On Not Being a Loveable Old Lady
A casting breakdown came in our office today, and they were wanting to cast - - wait for it - -
a loveable old lady, 55-65
FIFTY-FIVE TO SIXTY-FIVE? I'm fifty-four. Nooooooooo! One more year and that'll be it. Zimmer frames! Those comfy slippers that zip up the front! Fawn cardigans! Hair permed in curls like a sheep (okay, my hair does that all by itself anyway, but I'll be mighty proud of it in a year or so and just waiting for it to go white).
Perhaps it's because I mostly work with people who are younger than I am, but I really don't think of myself as being "old" in any way.
I travel about to work all over the place. I work long hours and I think I have a young-at-heart, enthusiastic approach to it all. I know it's partly because I enjoy all my work - I think that really helps.
People often think I'm younger than I am - though I'm not arrogant enough to think it's because I look it! Granted, I don't have many wrinkles, but I don't think it's that. I think it's more that the young people I work with think simply can't imagine anyone being over fifty and still having nearly all of a brain and their own teeth.

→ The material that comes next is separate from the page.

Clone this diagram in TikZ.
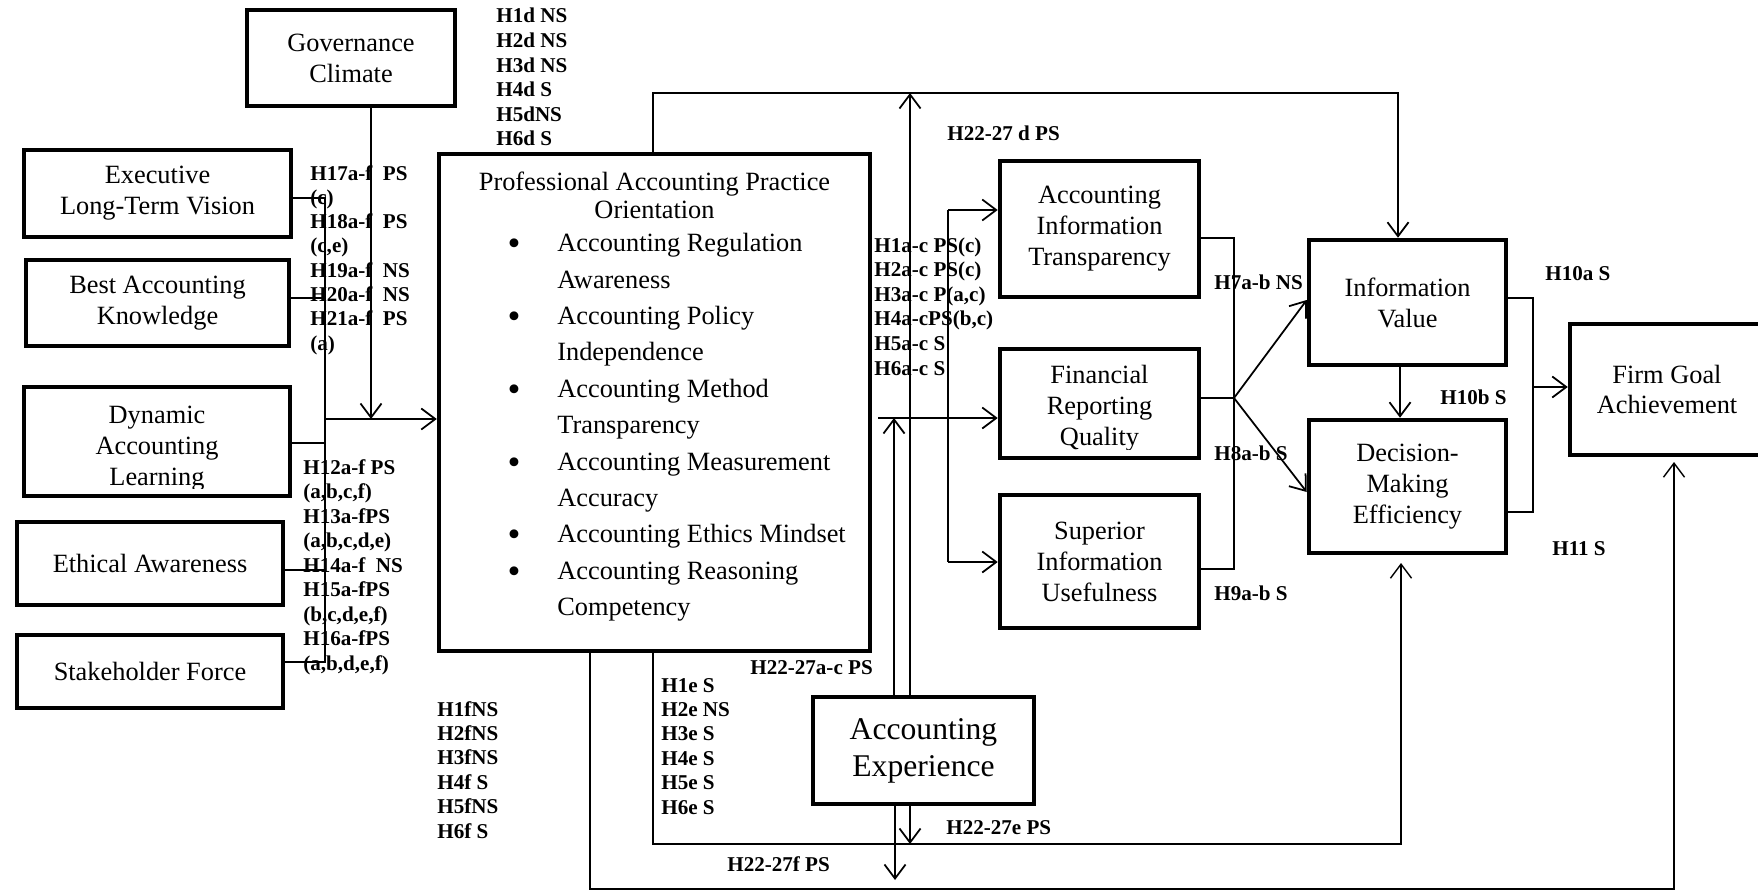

And I think that's probably the key to this casting breakdown - it was, no doubt, written by someone in their early twenties. I remember being in a student play when I was nineteen, and was playing someone at the impossibly ancient age of forty.
"You're walking too fast," said the director. "Over-forties shuffle."
Do you know what? They jolly well don't. To be fair to my nineteen-year old self, I disagreed with him even then.
The only thing I would say about over-fifties (of which, remember, I am one) and it is that when we sit down we make a little "Ahhhhhh" of pleasure.
But that's it! That's my only concession! I'm just not having this "old" tag. Grrrrr!